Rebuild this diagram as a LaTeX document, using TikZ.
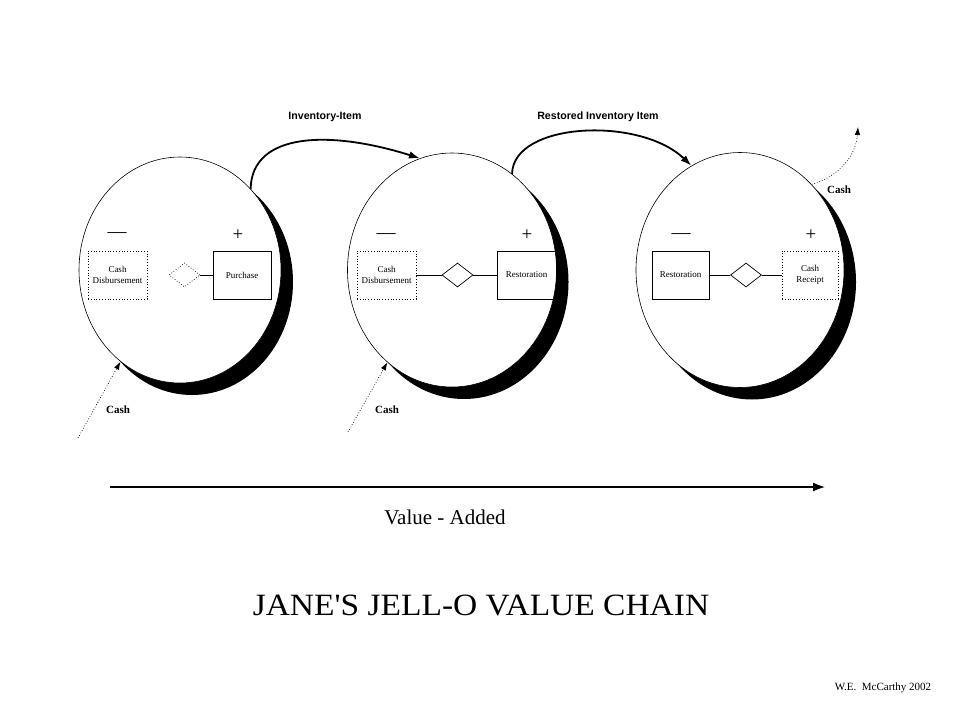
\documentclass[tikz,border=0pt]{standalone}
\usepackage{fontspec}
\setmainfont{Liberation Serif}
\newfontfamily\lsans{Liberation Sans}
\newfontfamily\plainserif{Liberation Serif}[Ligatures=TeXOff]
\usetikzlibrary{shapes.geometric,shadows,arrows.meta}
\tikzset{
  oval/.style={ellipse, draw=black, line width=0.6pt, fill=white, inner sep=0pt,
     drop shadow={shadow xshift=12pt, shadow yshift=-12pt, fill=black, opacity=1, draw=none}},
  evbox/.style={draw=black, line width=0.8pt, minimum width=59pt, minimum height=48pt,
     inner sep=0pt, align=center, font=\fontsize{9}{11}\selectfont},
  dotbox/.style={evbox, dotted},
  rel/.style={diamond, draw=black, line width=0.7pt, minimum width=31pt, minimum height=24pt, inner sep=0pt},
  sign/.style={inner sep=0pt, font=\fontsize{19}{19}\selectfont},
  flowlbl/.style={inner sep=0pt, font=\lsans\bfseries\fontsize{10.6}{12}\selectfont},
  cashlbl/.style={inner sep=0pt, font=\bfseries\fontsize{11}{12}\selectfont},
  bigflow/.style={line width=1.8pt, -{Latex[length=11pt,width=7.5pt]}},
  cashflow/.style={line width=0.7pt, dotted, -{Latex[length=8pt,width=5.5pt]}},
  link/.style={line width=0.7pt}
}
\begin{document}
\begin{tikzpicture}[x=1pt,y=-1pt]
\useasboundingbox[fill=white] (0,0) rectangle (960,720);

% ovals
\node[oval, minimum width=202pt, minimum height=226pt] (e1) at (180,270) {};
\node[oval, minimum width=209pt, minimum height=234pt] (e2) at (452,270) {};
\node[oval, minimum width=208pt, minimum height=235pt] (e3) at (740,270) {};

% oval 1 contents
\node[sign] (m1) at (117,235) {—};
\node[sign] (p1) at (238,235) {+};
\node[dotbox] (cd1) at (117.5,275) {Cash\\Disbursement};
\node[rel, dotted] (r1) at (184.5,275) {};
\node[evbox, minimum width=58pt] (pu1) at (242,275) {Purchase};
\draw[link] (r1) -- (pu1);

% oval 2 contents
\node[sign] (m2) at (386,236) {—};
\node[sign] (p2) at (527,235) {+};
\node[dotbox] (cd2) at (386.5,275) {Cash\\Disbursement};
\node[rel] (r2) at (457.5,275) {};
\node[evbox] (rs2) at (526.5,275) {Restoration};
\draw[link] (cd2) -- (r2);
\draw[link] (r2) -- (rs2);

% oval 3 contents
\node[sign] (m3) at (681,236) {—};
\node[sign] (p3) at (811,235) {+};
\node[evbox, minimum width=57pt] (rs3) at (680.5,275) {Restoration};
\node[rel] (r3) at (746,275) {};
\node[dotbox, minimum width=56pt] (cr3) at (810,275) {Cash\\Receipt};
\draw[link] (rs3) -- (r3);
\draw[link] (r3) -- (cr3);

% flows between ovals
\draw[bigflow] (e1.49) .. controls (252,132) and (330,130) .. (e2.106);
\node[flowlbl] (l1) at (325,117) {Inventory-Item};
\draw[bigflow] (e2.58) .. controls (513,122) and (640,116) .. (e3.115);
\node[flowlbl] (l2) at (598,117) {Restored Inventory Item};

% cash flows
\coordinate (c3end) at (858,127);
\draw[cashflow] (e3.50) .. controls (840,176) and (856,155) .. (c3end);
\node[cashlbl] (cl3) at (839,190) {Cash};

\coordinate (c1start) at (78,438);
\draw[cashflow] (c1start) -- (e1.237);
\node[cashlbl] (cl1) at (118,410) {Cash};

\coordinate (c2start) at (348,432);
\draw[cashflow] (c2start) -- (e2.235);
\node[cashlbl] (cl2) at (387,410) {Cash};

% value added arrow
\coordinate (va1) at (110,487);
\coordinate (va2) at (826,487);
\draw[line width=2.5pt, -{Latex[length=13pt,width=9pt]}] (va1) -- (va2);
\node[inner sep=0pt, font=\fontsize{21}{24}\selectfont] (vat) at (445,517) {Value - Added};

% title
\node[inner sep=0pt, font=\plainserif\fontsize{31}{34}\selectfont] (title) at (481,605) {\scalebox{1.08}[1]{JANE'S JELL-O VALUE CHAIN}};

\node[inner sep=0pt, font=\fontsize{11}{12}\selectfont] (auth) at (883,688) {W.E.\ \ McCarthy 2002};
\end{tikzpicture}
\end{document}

========

◆ **The exercise**: Write out the full listing verbatim, excluding its pictures.

◆ **Final result**:
Rebuild this diagram as a LaTeX document, using TikZ.
\documentclass[tikz,border=0pt]{standalone}
\usepackage{fontspec}
\setmainfont{Liberation Serif}
\newfontfamily\lsans{Liberation Sans}
\newfontfamily\plainserif{Liberation Serif}[Ligatures=TeXOff]
\usetikzlibrary{shapes.geometric,shadows,arrows.meta}
\tikzset{
  oval/.style={ellipse, draw=black, line width=0.6pt, fill=white, inner sep=0pt,
     drop shadow={shadow xshift=12pt, shadow yshift=-12pt, fill=black, opacity=1, draw=none}},
  evbox/.style={draw=black, line width=0.8pt, minimum width=59pt, minimum height=48pt,
     inner sep=0pt, align=center, font=\fontsize{9}{11}\selectfont},
  dotbox/.style={evbox, dotted},
  rel/.style={diamond, draw=black, line width=0.7pt, minimum width=31pt, minimum height=24pt, inner sep=0pt},
  sign/.style={inner sep=0pt, font=\fontsize{19}{19}\selectfont},
  flowlbl/.style={inner sep=0pt, font=\lsans\bfseries\fontsize{10.6}{12}\selectfont},
  cashlbl/.style={inner sep=0pt, font=\bfseries\fontsize{11}{12}\selectfont},
  bigflow/.style={line width=1.8pt, -{Latex[length=11pt,width=7.5pt]}},
  cashflow/.style={line width=0.7pt, dotted, -{Latex[length=8pt,width=5.5pt]}},
  link/.style={line width=0.7pt}
}
\begin{document}
\begin{tikzpicture}[x=1pt,y=-1pt]
\useasboundingbox[fill=white] (0,0) rectangle (960,720);

% ovals
\node[oval, minimum width=202pt, minimum height=226pt] (e1) at (180,270) {};
\node[oval, minimum width=209pt, minimum height=234pt] (e2) at (452,270) {};
\node[oval, minimum width=208pt, minimum height=235pt] (e3) at (740,270) {};

% oval 1 contents
\node[sign] (m1) at (117,235) {—};
\node[sign] (p1) at (238,235) {+};
\node[dotbox] (cd1) at (117.5,275) {Cash\\Disbursement};
\node[rel, dotted] (r1) at (184.5,275) {};
\node[evbox, minimum width=58pt] (pu1) at (242,275) {Purchase};
\draw[link] (r1) -- (pu1);

% oval 2 contents
\node[sign] (m2) at (386,236) {—};
\node[sign] (p2) at (527,235) {+};
\node[dotbox] (cd2) at (386.5,275) {Cash\\Disbursement};
\node[rel] (r2) at (457.5,275) {};
\node[evbox] (rs2) at (526.5,275) {Restoration};
\draw[link] (cd2) -- (r2);
\draw[link] (r2) -- (rs2);

% oval 3 contents
\node[sign] (m3) at (681,236) {—};
\node[sign] (p3) at (811,235) {+};
\node[evbox, minimum width=57pt] (rs3) at (680.5,275) {Restoration};
\node[rel] (r3) at (746,275) {};
\node[dotbox, minimum width=56pt] (cr3) at (810,275) {Cash\\Receipt};
\draw[link] (rs3) -- (r3);
\draw[link] (r3) -- (cr3);

% flows between ovals
\draw[bigflow] (e1.49) .. controls (252,132) and (330,130) .. (e2.106);
\node[flowlbl] (l1) at (325,117) {Inventory-Item};
\draw[bigflow] (e2.58) .. controls (513,122) and (640,116) .. (e3.115);
\node[flowlbl] (l2) at (598,117) {Restored Inventory Item};

% cash flows
\coordinate (c3end) at (858,127);
\draw[cashflow] (e3.50) .. controls (840,176) and (856,155) .. (c3end);
\node[cashlbl] (cl3) at (839,190) {Cash};

\coordinate (c1start) at (78,438);
\draw[cashflow] (c1start) -- (e1.237);
\node[cashlbl] (cl1) at (118,410) {Cash};

\coordinate (c2start) at (348,432);
\draw[cashflow] (c2start) -- (e2.235);
\node[cashlbl] (cl2) at (387,410) {Cash};

% value added arrow
\coordinate (va1) at (110,487);
\coordinate (va2) at (826,487);
\draw[line width=2.5pt, -{Latex[length=13pt,width=9pt]}] (va1) -- (va2);
\node[inner sep=0pt, font=\fontsize{21}{24}\selectfont] (vat) at (445,517) {Value - Added};

% title
\node[inner sep=0pt, font=\plainserif\fontsize{31}{34}\selectfont] (title) at (481,605) {\scalebox{1.08}[1]{JANE'S JELL-O VALUE CHAIN}};

\node[inner sep=0pt, font=\fontsize{11}{12}\selectfont] (auth) at (883,688) {W.E.\ \ McCarthy 2002};
\end{tikzpicture}
\end{document}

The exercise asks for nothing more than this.